Turnover rates spiked! Many people got fired quickly after hiring or left. That made the rest of employees cautious and unmotivated – will I be the next to be fired? Should I leave too? What’s happening?
The productivity fell, and the company started to stagnate. Now, this is NOT a great environment of innovation and growth.
So, what did the CEO and managers do to fix this? Basically, all the 4 things I mentioned before.
At first, they hired people who would handle the missing pieces or workload. They provided training to the team. Allowed the ones on the edge of burnout to have a vacation. What’s even better – they introduced mandatory vacation! And the CEO openly praised the ones who admitted the mistakes and had made the decisions to fix them.
So, turnover rates dropped, people got more motivated and showed higher openness to the changes that followed, and even proactively suggested solutions for problems they faced. The company got back on the right track.
But… How to know if you’re on the right track of improving mental flexibility in your team or organisation?

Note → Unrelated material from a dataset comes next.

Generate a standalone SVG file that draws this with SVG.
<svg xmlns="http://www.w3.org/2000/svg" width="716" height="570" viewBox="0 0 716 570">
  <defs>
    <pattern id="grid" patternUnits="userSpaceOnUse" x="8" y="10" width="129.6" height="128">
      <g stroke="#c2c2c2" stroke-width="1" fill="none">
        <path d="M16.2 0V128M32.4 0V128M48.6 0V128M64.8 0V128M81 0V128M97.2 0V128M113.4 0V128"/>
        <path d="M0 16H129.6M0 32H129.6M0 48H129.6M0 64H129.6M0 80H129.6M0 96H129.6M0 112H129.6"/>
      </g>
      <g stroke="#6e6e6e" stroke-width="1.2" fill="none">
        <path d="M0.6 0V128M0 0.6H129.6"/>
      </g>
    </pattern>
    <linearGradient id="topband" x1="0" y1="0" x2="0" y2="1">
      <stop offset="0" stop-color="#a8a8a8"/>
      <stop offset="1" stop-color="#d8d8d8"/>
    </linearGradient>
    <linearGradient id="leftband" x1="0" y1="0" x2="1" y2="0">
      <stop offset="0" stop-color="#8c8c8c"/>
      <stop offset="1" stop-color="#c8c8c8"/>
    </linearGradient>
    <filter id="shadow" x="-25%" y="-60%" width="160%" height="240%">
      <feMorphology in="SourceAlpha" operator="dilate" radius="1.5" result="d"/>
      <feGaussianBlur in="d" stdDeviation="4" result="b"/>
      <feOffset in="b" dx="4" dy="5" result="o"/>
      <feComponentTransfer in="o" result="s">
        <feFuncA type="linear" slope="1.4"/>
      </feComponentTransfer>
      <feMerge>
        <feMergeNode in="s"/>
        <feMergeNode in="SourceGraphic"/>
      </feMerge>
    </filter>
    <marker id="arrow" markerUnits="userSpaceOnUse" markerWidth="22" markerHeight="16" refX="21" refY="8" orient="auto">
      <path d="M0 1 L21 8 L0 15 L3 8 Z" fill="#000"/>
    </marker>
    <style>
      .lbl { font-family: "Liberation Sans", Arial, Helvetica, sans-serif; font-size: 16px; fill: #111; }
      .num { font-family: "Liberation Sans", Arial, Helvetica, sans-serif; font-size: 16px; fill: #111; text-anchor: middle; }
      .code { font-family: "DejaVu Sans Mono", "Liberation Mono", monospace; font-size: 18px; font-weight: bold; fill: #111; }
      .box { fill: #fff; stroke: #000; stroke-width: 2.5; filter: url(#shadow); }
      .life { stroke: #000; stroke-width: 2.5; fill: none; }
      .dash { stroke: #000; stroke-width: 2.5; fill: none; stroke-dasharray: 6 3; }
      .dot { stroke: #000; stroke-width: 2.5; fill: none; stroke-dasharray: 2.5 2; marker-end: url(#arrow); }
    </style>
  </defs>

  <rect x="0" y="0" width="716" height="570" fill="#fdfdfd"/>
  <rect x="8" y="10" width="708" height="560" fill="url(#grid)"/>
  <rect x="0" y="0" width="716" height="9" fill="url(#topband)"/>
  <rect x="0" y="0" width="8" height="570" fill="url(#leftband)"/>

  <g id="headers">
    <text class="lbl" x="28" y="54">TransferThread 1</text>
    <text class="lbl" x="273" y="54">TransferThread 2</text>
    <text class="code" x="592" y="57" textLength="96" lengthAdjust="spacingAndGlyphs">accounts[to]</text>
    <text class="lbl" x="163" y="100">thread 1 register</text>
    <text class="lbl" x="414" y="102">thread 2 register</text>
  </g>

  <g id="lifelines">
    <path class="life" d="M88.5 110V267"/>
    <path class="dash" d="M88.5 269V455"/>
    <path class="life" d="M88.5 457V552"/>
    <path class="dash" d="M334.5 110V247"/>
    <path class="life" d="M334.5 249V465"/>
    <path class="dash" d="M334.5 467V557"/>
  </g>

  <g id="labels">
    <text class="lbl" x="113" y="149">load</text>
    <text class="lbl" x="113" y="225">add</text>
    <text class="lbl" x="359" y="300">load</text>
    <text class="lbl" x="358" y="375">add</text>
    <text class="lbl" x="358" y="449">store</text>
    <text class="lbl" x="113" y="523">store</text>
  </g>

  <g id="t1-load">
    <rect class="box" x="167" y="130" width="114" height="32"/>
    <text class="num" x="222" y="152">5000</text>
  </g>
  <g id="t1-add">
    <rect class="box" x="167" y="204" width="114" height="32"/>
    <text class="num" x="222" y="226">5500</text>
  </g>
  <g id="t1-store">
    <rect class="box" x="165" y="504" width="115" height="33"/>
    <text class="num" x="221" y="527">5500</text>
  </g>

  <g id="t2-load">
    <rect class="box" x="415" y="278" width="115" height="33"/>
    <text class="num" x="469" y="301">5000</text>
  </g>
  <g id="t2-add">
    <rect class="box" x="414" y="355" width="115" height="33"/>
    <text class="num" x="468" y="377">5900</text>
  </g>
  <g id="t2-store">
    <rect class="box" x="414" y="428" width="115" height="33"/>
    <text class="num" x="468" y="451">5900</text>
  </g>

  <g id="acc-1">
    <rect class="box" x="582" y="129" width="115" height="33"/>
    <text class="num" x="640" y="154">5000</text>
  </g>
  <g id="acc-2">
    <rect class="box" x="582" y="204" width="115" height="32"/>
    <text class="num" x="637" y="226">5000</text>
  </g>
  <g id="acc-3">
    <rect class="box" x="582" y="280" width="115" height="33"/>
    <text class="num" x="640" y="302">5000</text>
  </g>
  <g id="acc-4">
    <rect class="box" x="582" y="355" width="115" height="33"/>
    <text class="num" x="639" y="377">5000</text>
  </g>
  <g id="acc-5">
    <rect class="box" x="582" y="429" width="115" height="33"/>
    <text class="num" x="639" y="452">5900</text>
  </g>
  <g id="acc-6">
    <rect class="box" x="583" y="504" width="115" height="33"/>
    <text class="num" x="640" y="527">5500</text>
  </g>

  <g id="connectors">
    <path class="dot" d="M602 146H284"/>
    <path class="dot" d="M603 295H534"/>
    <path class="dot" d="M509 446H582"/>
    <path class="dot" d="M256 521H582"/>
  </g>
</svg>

How can you improve mental flexibility?
Can you improve mental flexibility? Short answer – yes, if you do the work. I’ll share a couple of examples how it may look like.
1. Improving Mental Flexibility of an HR Leader
An HR leader that had logical thinking and analysis as her strengths, reached out to me for AQ skills training. The AQ assessment showed that mental flexibility indeed was a skill she could improve, so I created a training program for her to improve it.
After 8 weeks she reported noticeable changes in her stress levels, mental flexibility and overall wellbeing at work, although nothing else had changed in her life or work. Even people around her noticed changes – these were clear signs she had improved.
2. Integrating Existing Skills to the Work Setting
Another client of mine, a leader in a health organisation, learned that her mental flexibility level was actually quite high, according to AQ assessment results. That made her realise that, yes, she uses the skill with her family and friends, it just does not transfer to her work life yet.
So we had to work on ways she could integrate mental flexibility skills she already had in her professional life.
She wrote to me after 4 weeks, happy about how she acted flexibly in a stressful situation at work where she used to freeze and deny others’ spontaneous ideas. That led her to improve relationships with one particular colleague.
Another way to see that the training was going in the right direction.
3. Seeing Opportunities Instead of Freezing From Stress
Last, but not least, the most recent case. I trained a group of 7 people, and at the beginning of the third adaptability skill training session 4 of 7 people reported this. During some situations at work where they’d usually freeze, not knowing what to do, it was easier to find an idea on how to move on. One woman even said that she had started to see multiple ideas at once – something she had never experienced in that particular situation.
Keep in mind that the results can differ according to many reasons, for example, your existing stress levels, the work you put in the training.
But these were 3 examples on how the improvement of your mental flexibility can look like. So, again – yes, it is possible to improve your mental flexibility.
If this is something you want – contact me for 1:1 online training, and let’s unlock your mind’s potential!
To wrap it up –
Remember all the examples from this blog? These stories are just few examples of what can be achieved when mental flexibility is nurtured, mesured and trained, if necessary.
By understanding, training, and measuring mental flexibility, you can empower yourself of your teams to overcome challenges, innovate, and excel in their roles.